Written exercise: Pictures do not belong in the copy; transcribe everything else in the records exactly.

┏━━

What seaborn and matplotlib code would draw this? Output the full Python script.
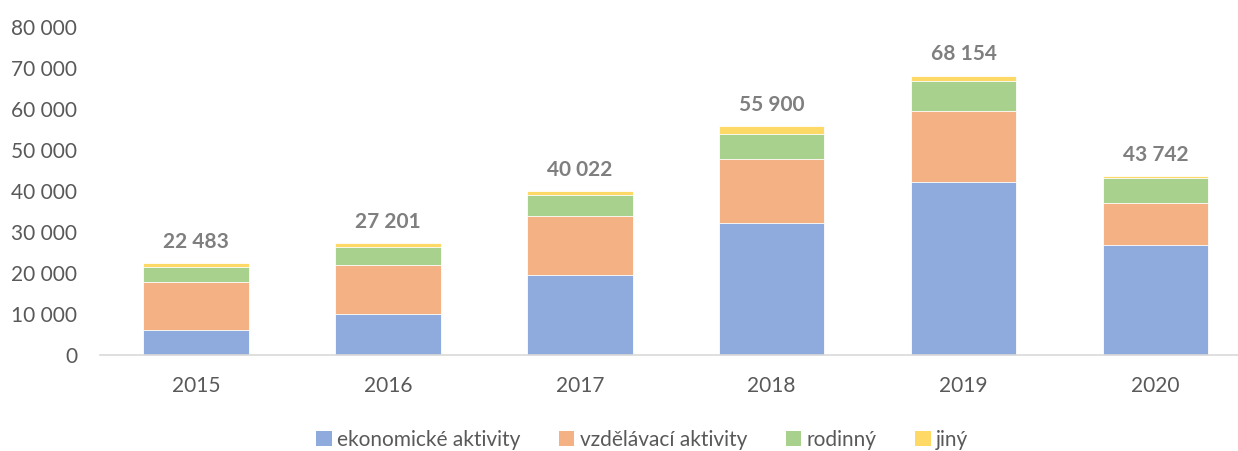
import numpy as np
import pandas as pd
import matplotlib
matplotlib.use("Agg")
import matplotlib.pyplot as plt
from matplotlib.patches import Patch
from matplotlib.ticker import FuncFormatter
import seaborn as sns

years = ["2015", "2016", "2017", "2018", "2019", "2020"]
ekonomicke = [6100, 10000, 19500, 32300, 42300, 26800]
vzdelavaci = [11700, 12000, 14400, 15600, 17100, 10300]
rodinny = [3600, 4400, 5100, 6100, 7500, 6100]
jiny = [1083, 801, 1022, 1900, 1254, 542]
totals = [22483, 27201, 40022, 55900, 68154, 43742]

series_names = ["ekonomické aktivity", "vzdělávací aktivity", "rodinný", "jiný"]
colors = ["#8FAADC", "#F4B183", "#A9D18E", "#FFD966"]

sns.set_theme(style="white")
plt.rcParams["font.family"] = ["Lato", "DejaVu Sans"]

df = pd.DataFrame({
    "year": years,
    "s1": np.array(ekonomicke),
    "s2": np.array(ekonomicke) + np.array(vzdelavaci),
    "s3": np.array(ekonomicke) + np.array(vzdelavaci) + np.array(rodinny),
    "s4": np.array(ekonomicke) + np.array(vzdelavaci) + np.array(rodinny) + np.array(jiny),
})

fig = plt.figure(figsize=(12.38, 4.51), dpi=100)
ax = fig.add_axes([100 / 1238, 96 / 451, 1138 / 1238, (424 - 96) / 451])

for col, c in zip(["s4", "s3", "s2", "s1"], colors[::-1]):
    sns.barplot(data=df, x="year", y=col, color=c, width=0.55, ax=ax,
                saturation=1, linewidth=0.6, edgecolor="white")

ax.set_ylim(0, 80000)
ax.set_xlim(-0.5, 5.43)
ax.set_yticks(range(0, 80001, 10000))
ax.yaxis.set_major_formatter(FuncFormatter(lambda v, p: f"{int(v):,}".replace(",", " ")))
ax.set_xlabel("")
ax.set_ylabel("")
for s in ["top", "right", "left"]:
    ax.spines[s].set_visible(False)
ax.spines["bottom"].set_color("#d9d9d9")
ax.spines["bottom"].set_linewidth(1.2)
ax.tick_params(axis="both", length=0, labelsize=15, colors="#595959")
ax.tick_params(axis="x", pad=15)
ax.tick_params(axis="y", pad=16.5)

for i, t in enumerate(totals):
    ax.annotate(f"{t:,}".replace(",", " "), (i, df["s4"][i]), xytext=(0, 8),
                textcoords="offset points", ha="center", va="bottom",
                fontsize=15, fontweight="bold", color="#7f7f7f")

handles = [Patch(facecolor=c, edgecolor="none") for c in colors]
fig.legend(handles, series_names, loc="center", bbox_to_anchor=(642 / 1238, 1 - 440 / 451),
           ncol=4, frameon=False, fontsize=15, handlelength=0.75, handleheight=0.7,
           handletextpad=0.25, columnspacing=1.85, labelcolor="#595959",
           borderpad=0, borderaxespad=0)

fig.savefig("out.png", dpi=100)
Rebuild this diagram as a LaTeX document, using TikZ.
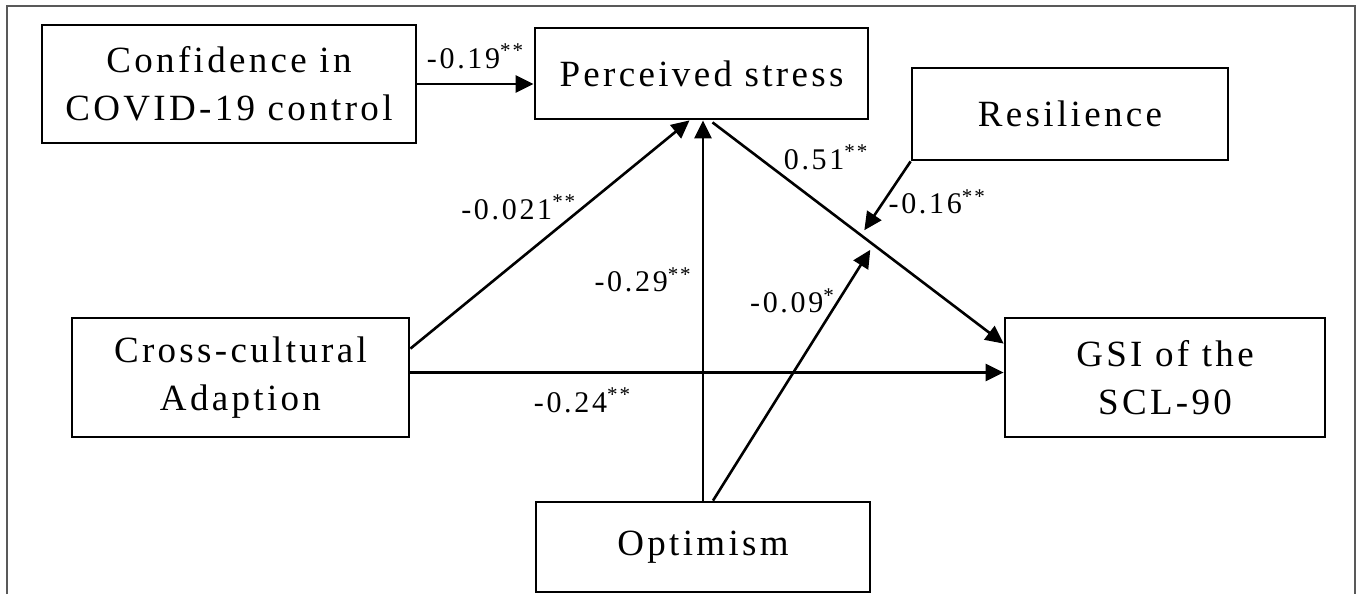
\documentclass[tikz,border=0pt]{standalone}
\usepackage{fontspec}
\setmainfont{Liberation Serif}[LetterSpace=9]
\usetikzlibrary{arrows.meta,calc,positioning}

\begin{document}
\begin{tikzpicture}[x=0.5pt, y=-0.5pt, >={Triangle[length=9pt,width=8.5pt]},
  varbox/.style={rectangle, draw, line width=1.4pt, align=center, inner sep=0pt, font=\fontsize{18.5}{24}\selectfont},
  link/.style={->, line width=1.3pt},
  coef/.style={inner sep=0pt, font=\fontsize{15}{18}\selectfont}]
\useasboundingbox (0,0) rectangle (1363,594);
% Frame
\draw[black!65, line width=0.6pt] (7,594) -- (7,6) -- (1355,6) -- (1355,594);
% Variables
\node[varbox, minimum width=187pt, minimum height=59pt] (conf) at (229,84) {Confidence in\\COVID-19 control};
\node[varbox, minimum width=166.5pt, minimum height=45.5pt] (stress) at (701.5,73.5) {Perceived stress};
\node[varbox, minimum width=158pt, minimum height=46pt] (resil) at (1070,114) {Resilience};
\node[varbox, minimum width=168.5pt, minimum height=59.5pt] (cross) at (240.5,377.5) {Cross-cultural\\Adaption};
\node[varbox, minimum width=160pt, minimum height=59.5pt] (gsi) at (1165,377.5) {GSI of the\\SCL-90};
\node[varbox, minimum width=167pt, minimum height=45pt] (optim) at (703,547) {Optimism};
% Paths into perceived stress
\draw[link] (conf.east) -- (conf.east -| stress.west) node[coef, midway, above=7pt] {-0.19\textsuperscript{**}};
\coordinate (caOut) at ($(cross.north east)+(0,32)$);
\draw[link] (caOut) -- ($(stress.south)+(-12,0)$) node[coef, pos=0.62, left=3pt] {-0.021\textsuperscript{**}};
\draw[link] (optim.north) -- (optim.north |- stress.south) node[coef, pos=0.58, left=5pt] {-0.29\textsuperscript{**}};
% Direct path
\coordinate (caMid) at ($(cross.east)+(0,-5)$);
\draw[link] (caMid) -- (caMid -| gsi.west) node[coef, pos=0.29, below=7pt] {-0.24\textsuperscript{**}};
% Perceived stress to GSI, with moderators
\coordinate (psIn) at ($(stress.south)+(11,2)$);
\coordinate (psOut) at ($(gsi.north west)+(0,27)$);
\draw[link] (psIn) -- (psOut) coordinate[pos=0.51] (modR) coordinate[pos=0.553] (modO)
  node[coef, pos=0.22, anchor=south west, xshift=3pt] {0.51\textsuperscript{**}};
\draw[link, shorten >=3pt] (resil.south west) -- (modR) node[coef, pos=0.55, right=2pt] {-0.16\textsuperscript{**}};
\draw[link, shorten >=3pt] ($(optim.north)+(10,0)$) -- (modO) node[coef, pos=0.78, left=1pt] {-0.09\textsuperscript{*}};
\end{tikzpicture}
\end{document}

┗━━

Response to the task:
What seaborn and matplotlib code would draw this? Output the full Python script.
import numpy as np
import pandas as pd
import matplotlib
matplotlib.use("Agg")
import matplotlib.pyplot as plt
from matplotlib.patches import Patch
from matplotlib.ticker import FuncFormatter
import seaborn as sns

years = ["2015", "2016", "2017", "2018", "2019", "2020"]
ekonomicke = [6100, 10000, 19500, 32300, 42300, 26800]
vzdelavaci = [11700, 12000, 14400, 15600, 17100, 10300]
rodinny = [3600, 4400, 5100, 6100, 7500, 6100]
jiny = [1083, 801, 1022, 1900, 1254, 542]
totals = [22483, 27201, 40022, 55900, 68154, 43742]

series_names = ["ekonomické aktivity", "vzdělávací aktivity", "rodinný", "jiný"]
colors = ["#8FAADC", "#F4B183", "#A9D18E", "#FFD966"]

sns.set_theme(style="white")
plt.rcParams["font.family"] = ["Lato", "DejaVu Sans"]

df = pd.DataFrame({
    "year": years,
    "s1": np.array(ekonomicke),
    "s2": np.array(ekonomicke) + np.array(vzdelavaci),
    "s3": np.array(ekonomicke) + np.array(vzdelavaci) + np.array(rodinny),
    "s4": np.array(ekonomicke) + np.array(vzdelavaci) + np.array(rodinny) + np.array(jiny),
})

fig = plt.figure(figsize=(12.38, 4.51), dpi=100)
ax = fig.add_axes([100 / 1238, 96 / 451, 1138 / 1238, (424 - 96) / 451])

for col, c in zip(["s4", "s3", "s2", "s1"], colors[::-1]):
    sns.barplot(data=df, x="year", y=col, color=c, width=0.55, ax=ax,
                saturation=1, linewidth=0.6, edgecolor="white")

ax.set_ylim(0, 80000)
ax.set_xlim(-0.5, 5.43)
ax.set_yticks(range(0, 80001, 10000))
ax.yaxis.set_major_formatter(FuncFormatter(lambda v, p: f"{int(v):,}".replace(",", " ")))
ax.set_xlabel("")
ax.set_ylabel("")
for s in ["top", "right", "left"]:
    ax.spines[s].set_visible(False)
ax.spines["bottom"].set_color("#d9d9d9")
ax.spines["bottom"].set_linewidth(1.2)
ax.tick_params(axis="both", length=0, labelsize=15, colors="#595959")
ax.tick_params(axis="x", pad=15)
ax.tick_params(axis="y", pad=16.5)

for i, t in enumerate(totals):
    ax.annotate(f"{t:,}".replace(",", " "), (i, df["s4"][i]), xytext=(0, 8),
                textcoords="offset points", ha="center", va="bottom",
                fontsize=15, fontweight="bold", color="#7f7f7f")

handles = [Patch(facecolor=c, edgecolor="none") for c in colors]
fig.legend(handles, series_names, loc="center", bbox_to_anchor=(642 / 1238, 1 - 440 / 451),
           ncol=4, frameon=False, fontsize=15, handlelength=0.75, handleheight=0.7,
           handletextpad=0.25, columnspacing=1.85, labelcolor="#595959",
           borderpad=0, borderaxespad=0)

fig.savefig("out.png", dpi=100)
Rebuild this diagram as a LaTeX document, using TikZ.
\documentclass[tikz,border=0pt]{standalone}
\usepackage{fontspec}
\setmainfont{Liberation Serif}[LetterSpace=9]
\usetikzlibrary{arrows.meta,calc,positioning}

\begin{document}
\begin{tikzpicture}[x=0.5pt, y=-0.5pt, >={Triangle[length=9pt,width=8.5pt]},
  varbox/.style={rectangle, draw, line width=1.4pt, align=center, inner sep=0pt, font=\fontsize{18.5}{24}\selectfont},
  link/.style={->, line width=1.3pt},
  coef/.style={inner sep=0pt, font=\fontsize{15}{18}\selectfont}]
\useasboundingbox (0,0) rectangle (1363,594);
% Frame
\draw[black!65, line width=0.6pt] (7,594) -- (7,6) -- (1355,6) -- (1355,594);
% Variables
\node[varbox, minimum width=187pt, minimum height=59pt] (conf) at (229,84) {Confidence in\\COVID-19 control};
\node[varbox, minimum width=166.5pt, minimum height=45.5pt] (stress) at (701.5,73.5) {Perceived stress};
\node[varbox, minimum width=158pt, minimum height=46pt] (resil) at (1070,114) {Resilience};
\node[varbox, minimum width=168.5pt, minimum height=59.5pt] (cross) at (240.5,377.5) {Cross-cultural\\Adaption};
\node[varbox, minimum width=160pt, minimum height=59.5pt] (gsi) at (1165,377.5) {GSI of the\\SCL-90};
\node[varbox, minimum width=167pt, minimum height=45pt] (optim) at (703,547) {Optimism};
% Paths into perceived stress
\draw[link] (conf.east) -- (conf.east -| stress.west) node[coef, midway, above=7pt] {-0.19\textsuperscript{**}};
\coordinate (caOut) at ($(cross.north east)+(0,32)$);
\draw[link] (caOut) -- ($(stress.south)+(-12,0)$) node[coef, pos=0.62, left=3pt] {-0.021\textsuperscript{**}};
\draw[link] (optim.north) -- (optim.north |- stress.south) node[coef, pos=0.58, left=5pt] {-0.29\textsuperscript{**}};
% Direct path
\coordinate (caMid) at ($(cross.east)+(0,-5)$);
\draw[link] (caMid) -- (caMid -| gsi.west) node[coef, pos=0.29, below=7pt] {-0.24\textsuperscript{**}};
% Perceived stress to GSI, with moderators
\coordinate (psIn) at ($(stress.south)+(11,2)$);
\coordinate (psOut) at ($(gsi.north west)+(0,27)$);
\draw[link] (psIn) -- (psOut) coordinate[pos=0.51] (modR) coordinate[pos=0.553] (modO)
  node[coef, pos=0.22, anchor=south west, xshift=3pt] {0.51\textsuperscript{**}};
\draw[link, shorten >=3pt] (resil.south west) -- (modR) node[coef, pos=0.55, right=2pt] {-0.16\textsuperscript{**}};
\draw[link, shorten >=3pt] ($(optim.north)+(10,0)$) -- (modO) node[coef, pos=0.78, left=1pt] {-0.09\textsuperscript{*}};
\end{tikzpicture}
\end{document}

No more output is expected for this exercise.